YouTube certainly thinks so.
Dave Chappelle is someone who, in recent years, has been one of the most prominent users of the “it’s just a joke” defense. And for the millions of reasons why that’s sad and frustrating, one of the biggest is that he used to get it. In an interview with Oprah Winfrey in 2006, shortly after leaving his Comedy Central show, he recalled a sketch of himself in blackface - an inciting incident in his decision to leave:
“So then when I'm on the set, and we're finally taping the sketch, somebody on the set [who] was white laughed in such a way—I know the difference of people laughing with me and people laughing at me—and it was the first time I had ever gotten a laugh that I was uncomfortable with. Not just uncomfortable, but like, should I fire this person? … That concerned me. I don't want black people to be disappointed in me for putting that [message] out there. ... It's a complete moral dilemma.”
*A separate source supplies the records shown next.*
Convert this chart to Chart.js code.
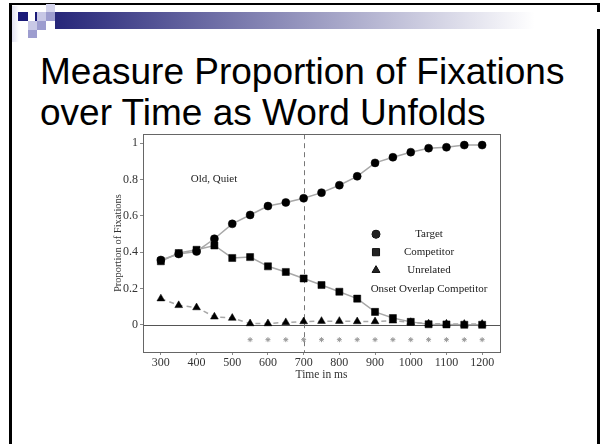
<!DOCTYPE html>
<html>
<head>
<meta charset="utf-8">
<script src="https://cdn.jsdelivr.net/npm/chart.js@4.4.1/dist/chart.umd.min.js"></script>
<style>
  html, body { margin: 0; padding: 0; background: #fff; }
  body { width: 600px; height: 444px; position: relative; overflow: hidden; }
  .frame { position: absolute; left: 9px; top: 3px; width: 591px; height: 470px; box-sizing: border-box;
           border-left: 3px solid #000; border-top: 2px solid #000; border-right: 3px solid #000; }
  .sq { position: absolute; }
  .bar { position: absolute; left: 55px; top: 12px; width: 545px; height: 17px;
         background: linear-gradient(to right, #262679, #ffffff 88%); }
  .title { position: absolute; left: 40px; top: 51px; font-family: "Liberation Sans", Arial, sans-serif;
           font-size: 37px; line-height: 41px; color: #000; white-space: nowrap; }
  #wrap { position: absolute; left: 95px; top: 125px; width: 420px; height: 265px; }
</style>
</head>
<body>
<div class="frame"></div>
<div class="sq" style="left:12px;top:6px;width:7px;height:36px;background:linear-gradient(to right,#e2e2f2,#fff)"></div>
<div class="sq" style="left:18px;top:12px;width:10px;height:9px;background:#1a1a78"></div>
<div class="sq" style="left:35px;top:12px;width:2px;height:9px;background:#1a1a78"></div>
<div class="sq" style="left:37px;top:12px;width:9px;height:9px;background:#c8c8e6"></div>
<div class="sq" style="left:46px;top:4px;width:9px;height:8px;background:#d4d4ec"></div>
<div class="sq" style="left:46px;top:12px;width:9px;height:9px;background:#9d9dcf"></div>
<div class="sq" style="left:28px;top:21px;width:9px;height:9px;background:#c8c8e6"></div>
<div class="sq" style="left:37px;top:21px;width:9px;height:9px;background:#9d9dcf"></div>
<div class="sq" style="left:28px;top:30px;width:9px;height:8px;background:#9d9dcf"></div>
<div class="bar"></div>
<div class="title">Measure Proportion of Fixations<br>over Time as Word Unfolds</div>
<div id="wrap"><canvas id="chart" width="420" height="265"></canvas></div>
<script>
// temps (ms) et proportions
const timeMs = [300, 350, 400, 450, 500, 550, 600, 650, 700, 750, 800, 850, 900, 950, 1000, 1050, 1100, 1150, 1200];
const target = [0.357, 0.39, 0.404, 0.474, 0.556, 0.605, 0.654, 0.674, 0.697, 0.728, 0.769, 0.818, 0.892, 0.923, 0.951, 0.973, 0.978, 0.99, 0.99];
const competitor = [0.35, 0.395, 0.413, 0.437, 0.368, 0.373, 0.322, 0.291, 0.255, 0.219, 0.182, 0.144, 0.071, 0.037, 0.016, 0.003, 0.002, 0.0, 0.0];
const unrelated = [0.144, 0.107, 0.095, 0.044, 0.037, 0.007, 0.007, 0.013, 0.018, 0.02, 0.02, 0.018, 0.018, 0.022, 0.014, 0.006, 0.005, 0.004, 0.004];
// marques "*" (onset overlap competitor)
const onsetTime = [550, 600, 650, 700, 750, 800, 850, 900, 950, 1000, 1050, 1100, 1150, 1200];
const onsetMark = [-0.082, -0.082, -0.082, -0.082, -0.082, -0.082, -0.082, -0.082, -0.082, -0.082, -0.082, -0.082, -0.082, -0.082];
const xTicks = [300, 400, 500, 600, 700, 800, 900, 1000, 1100, 1200];
const yTicks = [0, 0.2, 0.4, 0.6, 0.8, 1];
const legendLabels = ['Target', 'Competitor', 'Unrelated', 'Onset Overlap Competitor'];
const noteText = 'Old, Quiet';
const markerTime = 700;

const serif = '"Liberation Serif", "Times New Roman", serif';
const pts = (xs, ys) => xs.map((x, i) => ({ x: x, y: ys[i] }));

// cadre, ligne zéro et ligne verticale pointillée
const framePlugin = {
    id: 'frame',
    beforeDatasetsDraw(chart) {
        const { ctx, chartArea: a, scales } = chart;
        ctx.save();
        ctx.strokeStyle = '#555';
        ctx.lineWidth = 1;
        const y0 = Math.round(scales.y.getPixelForValue(0)) + 0.5;
        ctx.beginPath(); ctx.moveTo(a.left, y0); ctx.lineTo(a.right, y0); ctx.stroke();
        const xm = Math.round(scales.x.getPixelForValue(markerTime)) + 0.5;
        ctx.strokeStyle = '#777';
        ctx.setLineDash([5, 4]);
        ctx.beginPath(); ctx.moveTo(xm, a.top); ctx.lineTo(xm, a.bottom); ctx.stroke();
        ctx.restore();
    },
    afterDatasetsDraw(chart) {
        const { ctx, chartArea: a } = chart;
        ctx.save();
        ctx.strokeStyle = '#666';
        ctx.lineWidth = 1;
        ctx.strokeRect(Math.round(a.left) + 0.5, Math.round(a.top) + 0.5, Math.round(a.right - a.left), Math.round(a.bottom - a.top));
        ctx.restore();
    }
};

// légende à l'intérieur du graphique
const legendPlugin = {
    id: 'innerLegend',
    afterDraw(chart) {
        const { ctx, chartArea: a } = chart;
        ctx.save();
        ctx.fillStyle = '#222';
        ctx.font = '11px ' + serif;
        ctx.textAlign = 'center';
        ctx.textBaseline = 'middle';
        ctx.fillText(noteText, a.left + 71, a.top + 45);
        const symX = a.left + 233, txtX = a.left + 286;
        const styles = ['circle', 'rect', 'triangle'];
        const radii = [4, 5, 4.5];
        for (let i = 0; i < 3; i++) {
            const y = a.top + 100 + i * 18;
            Chart.helpers.drawPoint(ctx, { pointStyle: styles[i], radius: radii[i], borderWidth: 0.5, rotation: 0 }, symX, y);
            ctx.fill();
            ctx.fillText(legendLabels[i], txtX, y);
        }
        ctx.fillText(legendLabels[3], txtX, a.top + 155);
        ctx.restore();
    }
};

const ctx = document.getElementById('chart').getContext('2d');
new Chart(ctx, {
    type: 'scatter',
    data: {
        datasets: [
            {
                label: legendLabels[0], data: pts(timeMs, target), showLine: true,
                borderColor: '#a8a8a8', borderWidth: 1.5,
                pointStyle: 'circle', pointRadius: 4, pointBackgroundColor: '#000', pointBorderColor: '#000', pointBorderWidth: 0.5,
                order: 1
            },
            {
                label: legendLabels[1], data: pts(timeMs, competitor), showLine: true,
                borderColor: '#a8a8a8', borderWidth: 1.5,
                pointStyle: 'rect', pointRadius: 5, pointBackgroundColor: '#000', pointBorderColor: '#000', pointBorderWidth: 0.5,
                order: 2
            },
            {
                label: legendLabels[2], data: pts(timeMs, unrelated), showLine: true,
                borderColor: '#a8a8a8', borderWidth: 1.5, borderDash: [5, 4],
                pointStyle: 'triangle', pointRadius: 4.5, pointBackgroundColor: '#000', pointBorderColor: '#000', pointBorderWidth: 0.5,
                order: 3
            },
            {
                label: legendLabels[3], data: pts(onsetTime, onsetMark), showLine: false,
                pointStyle: 'star', pointRadius: 2.5, pointBorderColor: '#999', pointBorderWidth: 1,
                order: 4
            }
        ]
    },
    options: {
        responsive: false,
        animation: false,
        devicePixelRatio: 1,
        layout: { padding: { top: 7, right: 15, left: 0, bottom: 0 } },
        plugins: { legend: { display: false }, tooltip: { enabled: false } },
        elements: { line: { tension: 0 } },
        scales: {
            x: {
                type: 'linear', min: 250, max: 1250,
                afterBuildTicks: s => { s.ticks = xTicks.map(v => ({ value: v })); },
                afterFit: s => { s.height = 38; },
                ticks: { font: { family: serif, size: 12 }, color: '#333', padding: 1, maxRotation: 0, autoSkip: false, callback: v => String(v) },
                grid: { display: true, drawOnChartArea: false, drawTicks: true, tickLength: 3, color: '#888' },
                border: { display: true, color: '#666' },
                title: { display: true, text: 'Time in ms', font: { family: serif, size: 11.5 }, color: '#333', padding: { top: 0, bottom: 8 } }
            },
            y: {
                type: 'linear', min: -0.15, max: 1.05,
                afterBuildTicks: s => { s.ticks = yTicks.map(v => ({ value: v })); },
                afterFit: s => { s.width = 48; },
                ticks: { font: { family: serif, size: 12 }, color: '#333', padding: 2, callback: v => String(v) },
                grid: { display: true, drawOnChartArea: false, drawTicks: true, tickLength: 3, color: '#888' },
                border: { display: true, color: '#666' },
                title: { display: true, text: 'Proportion of Fixations', font: { family: serif, size: 10.5 }, color: '#333', padding: { top: 17, bottom: 0 } }
            }
        }
    },
    plugins: [framePlugin, legendPlugin]
});
</script>
</body>
</html>
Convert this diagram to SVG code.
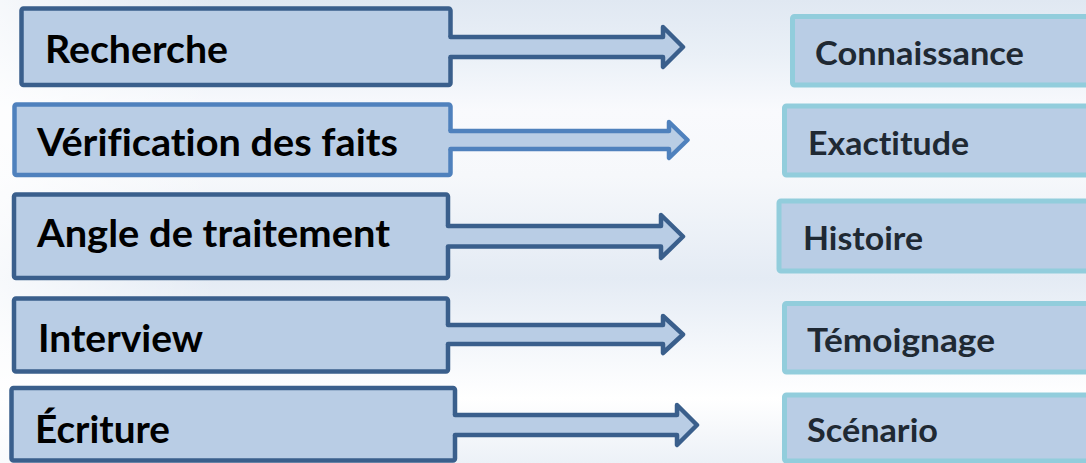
<svg xmlns="http://www.w3.org/2000/svg" width="1086" height="463" viewBox="0 0 1086 463">
<defs>
<linearGradient id="bg" x1="0" y1="0" x2="0" y2="1">
<stop offset="0" stop-color="#E0E8F2"/>
<stop offset="0.12" stop-color="#EAF0F7"/>
<stop offset="0.24" stop-color="#F9FAFD"/>
<stop offset="0.38" stop-color="#F6F8FB"/>
<stop offset="0.6" stop-color="#E4EBF4"/>
<stop offset="0.75" stop-color="#F4F7FB"/>
<stop offset="0.86" stop-color="#FFFFFF"/>
<stop offset="1" stop-color="#ECF1F7"/>
</linearGradient>
<linearGradient id="side" x1="0" y1="0" x2="1" y2="0">
<stop offset="0" stop-color="#FFFFFF" stop-opacity="0.7"/>
<stop offset="0.2" stop-color="#FFFFFF" stop-opacity="0"/>
</linearGradient>
<style>
.lbox{fill:#B9CDE5;stroke:#3A5F8C;stroke-width:4.5;stroke-linejoin:round}
.lbox2{stroke:#4F81BD}
.rbox{fill:#B9CDE5;stroke:#92CDDC;stroke-width:5}
.afill{fill:#B9CDE5;stroke:none}
.aline{fill:none;stroke:#3A5F8C;stroke-width:4.5;stroke-linejoin:round;stroke-linecap:round}
.aline2{stroke:#4F81BD}
.lt{font-family:Lato,"Open Sans","Liberation Sans",sans-serif;font-weight:bold;font-size:38px;fill:#000;font-variant-ligatures:none}
.rt{font-family:Lato,"Open Sans","Liberation Sans",sans-serif;font-weight:bold;font-size:33px;fill:#1F2933;font-variant-ligatures:none}
</style>
</defs>
<rect x="0" y="0" width="1086" height="463" fill="url(#bg)"/>
<rect x="0" y="0" width="1086" height="463" fill="url(#side)"/>

<g id="node-recherche">
<rect class="lbox" x="21.5" y="8.5" width="429" height="76.5" rx="2"/>
<text class="lt" x="45" y="63" textLength="183" lengthAdjust="spacingAndGlyphs">Recherche</text>
</g>
<g id="node-verification">
<rect class="lbox lbox2" x="14.5" y="104.5" width="436" height="70.5" rx="2"/>
<text class="lt" x="37" y="156" textLength="361" lengthAdjust="spacingAndGlyphs">Vérification des faits</text>
</g>
<g id="node-angle">
<rect class="lbox" x="14" y="194.5" width="434" height="83.5" rx="2"/>
<text class="lt" x="37" y="247" textLength="353" lengthAdjust="spacingAndGlyphs">Angle de traitement</text>
</g>
<g id="node-interview">
<rect class="lbox" x="14" y="298.5" width="434" height="73" rx="2"/>
<text class="lt" x="38" y="352" textLength="165" lengthAdjust="spacingAndGlyphs">Interview</text>
</g>
<g id="node-ecriture">
<rect class="lbox" x="11.5" y="388" width="443.5" height="72.5" rx="2"/>
<text class="lt" x="35" y="443" textLength="135" lengthAdjust="spacingAndGlyphs">Écriture</text>
</g>

<g id="node-connaissance">
<rect class="rbox" x="792.5" y="16.5" width="310" height="68.5" rx="2"/>
<text class="rt" x="815" y="65" textLength="209" lengthAdjust="spacingAndGlyphs">Connaissance</text>
</g>
<g id="node-exactitude">
<rect class="rbox" x="784.5" y="106" width="320" height="69" rx="2"/>
<text class="rt" x="808" y="155" textLength="161" lengthAdjust="spacingAndGlyphs">Exactitude</text>
</g>
<g id="node-histoire">
<rect class="rbox" x="779" y="201" width="320" height="70" rx="2"/>
<text class="rt" x="803" y="250" textLength="120" lengthAdjust="spacingAndGlyphs">Histoire</text>
</g>
<g id="node-temoignage">
<rect class="rbox" x="784.5" y="303.5" width="320" height="68.5" rx="2"/>
<text class="rt" x="807" y="352" textLength="188" lengthAdjust="spacingAndGlyphs">Témoignage</text>
</g>
<g id="node-scenario">
<rect class="rbox" x="784.5" y="395" width="320" height="66" rx="2"/>
<text class="rt" x="807" y="442" textLength="131" lengthAdjust="spacingAndGlyphs">Scénario</text>
</g>

<g id="connectors">
<path class="afill" d="M447 37 H663 V27 L683 47 L663 67 V57 H447 Z"/>
<path class="aline" d="M450.5 37 H663 V27 L683 47 L663 67 V57 H450.5"/>

<path class="afill" d="M447 131 H669 V122 L687.5 140 L669 158 V149 H447 Z"/>
<path class="aline aline2" d="M450.5 131 H669 V122 L687.5 140 L669 158 V149 H450.5"/>

<path class="afill" d="M445 226 H661 V215 L683 236.5 L661 258 V246.5 H445 Z"/>
<path class="aline" d="M448 226 H661 V215 L683 236.5 L661 258 V246.5 H448"/>

<path class="afill" d="M445 325 H663 V316 L683 334.5 L663 353 V344 H445 Z"/>
<path class="aline" d="M448 325 H663 V316 L683 334.5 L663 353 V344 H448"/>

<path class="afill" d="M451 415 H677 V405 L697 425 L677 445 V435 H451 Z"/>
<path class="aline" d="M455 415 H677 V405 L697 425 L677 445 V435 H455"/>
</g>
</svg>
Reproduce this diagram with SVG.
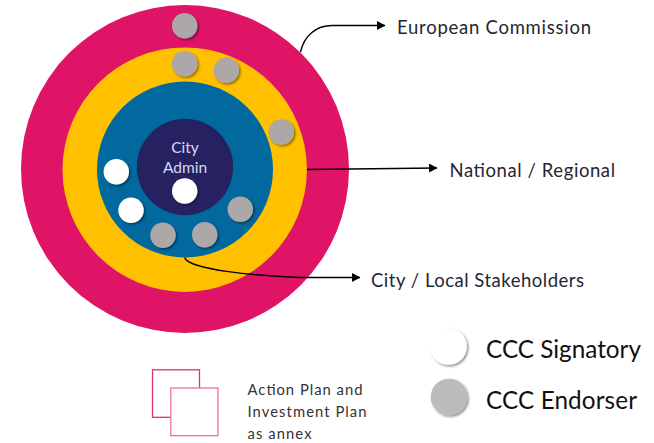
<svg xmlns="http://www.w3.org/2000/svg" width="654" height="443" viewBox="0 0 654 443">
<style>
text{font-family:"Lato","Carlito","Open Sans",sans-serif;fill:#1f2733}
.lab{font-size:18.5px}
.leg{font-size:24.3px;fill:#111}
.note{font-size:14.8px;fill:#333}
.city{font-size:15.5px;fill:#d8d8f2;text-anchor:middle}
.e{fill:#aca8a8;filter:url(#s)}
.w{fill:#fff;filter:url(#s)}
.c{fill:none;stroke:#000;stroke-width:1.4}
</style>
<defs>
<filter id="s" x="-30%" y="-30%" width="170%" height="170%"><feDropShadow dx="1.5" dy="1.5" stdDeviation="1.2" flood-color="#000" flood-opacity="0.45"/></filter>
<marker id="a" markerUnits="userSpaceOnUse" markerWidth="9" markerHeight="9" refX="8" refY="4.5" orient="auto"><path d="M0 0L8.5 4.5L0 9Z" fill="#000"/></marker>
</defs>
<rect width="654" height="443" fill="#fff"/>
<g id="ring-eu"><circle cx="185" cy="169" r="164" fill="#df1467"/></g>
<g id="ring-national"><circle cx="184.7" cy="169.7" r="122.2" fill="#ffc000"/></g>
<g id="ring-city"><circle cx="185" cy="169.5" r="88" fill="#02699f"/></g>
<g id="city-admin"><circle cx="185" cy="167" r="48.2" fill="#262262"/>
<text class="city" x="185" y="153">City</text><text class="city" x="185" y="173">Admin</text></g>
<g id="endorsers">
<circle class="e" cx="184.7" cy="25.7" r="12.7"/>
<circle class="e" cx="184.7" cy="63.7" r="12.7"/>
<circle class="e" cx="226.3" cy="70.3" r="12.7"/>
<circle class="e" cx="281.3" cy="132" r="12.7"/>
<circle class="e" cx="240.3" cy="209.3" r="12.7"/>
<circle class="e" cx="204.7" cy="234.7" r="12.7"/>
<circle class="e" cx="163" cy="235.3" r="12.7"/>
</g>
<g id="signatories">
<circle class="w" cx="116.3" cy="171.7" r="12.7"/>
<circle class="w" cx="131" cy="210.3" r="12.7"/>
<circle class="w" cx="184.7" cy="191" r="12.7"/>
</g>
<g id="connectors">
<path class="c" marker-end="url(#a)" d="M300.500 52C304 36 316 25.500 332 25.500L385 25.500"/>
<path class="c" marker-end="url(#a)" d="M307 169.500L437 168"/>
<path class="c" marker-end="url(#a)" d="M184.700 257.500C188 270 260 276 300 277.500L360 277.500"/>
</g>
<g id="label-eu"><text class="lab" x="397" y="34" textLength="194">European Commission</text></g>
<g id="label-national"><text class="lab" x="449.500" y="176.500" textLength="165.500">National / Regional</text></g>
<g id="label-city"><text class="lab" x="371" y="287" textLength="213">City / Local Stakeholders</text></g>
<g id="legend-signatory"><circle class="w" cx="448.500" cy="346.500" r="18.300"/><text class="leg" x="486" y="358" textLength="155">CCC Signatory</text></g>
<g id="legend-endorser"><circle cx="449" cy="397" r="18.300" fill="#bbb" filter="url(#s)"/><text class="leg" x="486" y="409" textLength="151">CCC Endorser</text></g>
<g id="plan-icon">
<rect x="152.500" y="369.800" width="47" height="47.500" fill="#fff" stroke="#df2f78" stroke-width="1.300"/>
<rect x="170.800" y="388" width="47.200" height="47.700" fill="#fff" stroke="#ee6fa3" stroke-width="1.300"/>
</g>
<g id="plan-note"><text class="note" x="247.500" y="395" textLength="115">Action Plan and</text><text class="note" x="247.500" y="417" textLength="119">Investment Plan</text><text class="note" x="247.500" y="439" textLength="64">as annex</text></g>
</svg>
If we’re going to have a serious discussion about funny things, the conversation can’t stop at the targets of our humor. Comedy has collateral damage. We need to be careful not just at who we’re aiming at, but how we’re aiming. Sometimes we can try to hurt someone powerful, but we can so easily use the pain of people who are suffering to take those shots.
No, we aren’t evil if someone twists the intent of our joke into something more evil. But we do have a responsibility to tell the right jokes, in the right way, at the right time. If not, they are easily being used as more kindling for the fire of whatever cultural boogeyman is haunting us this week. And that isn't funny; it's just tragic.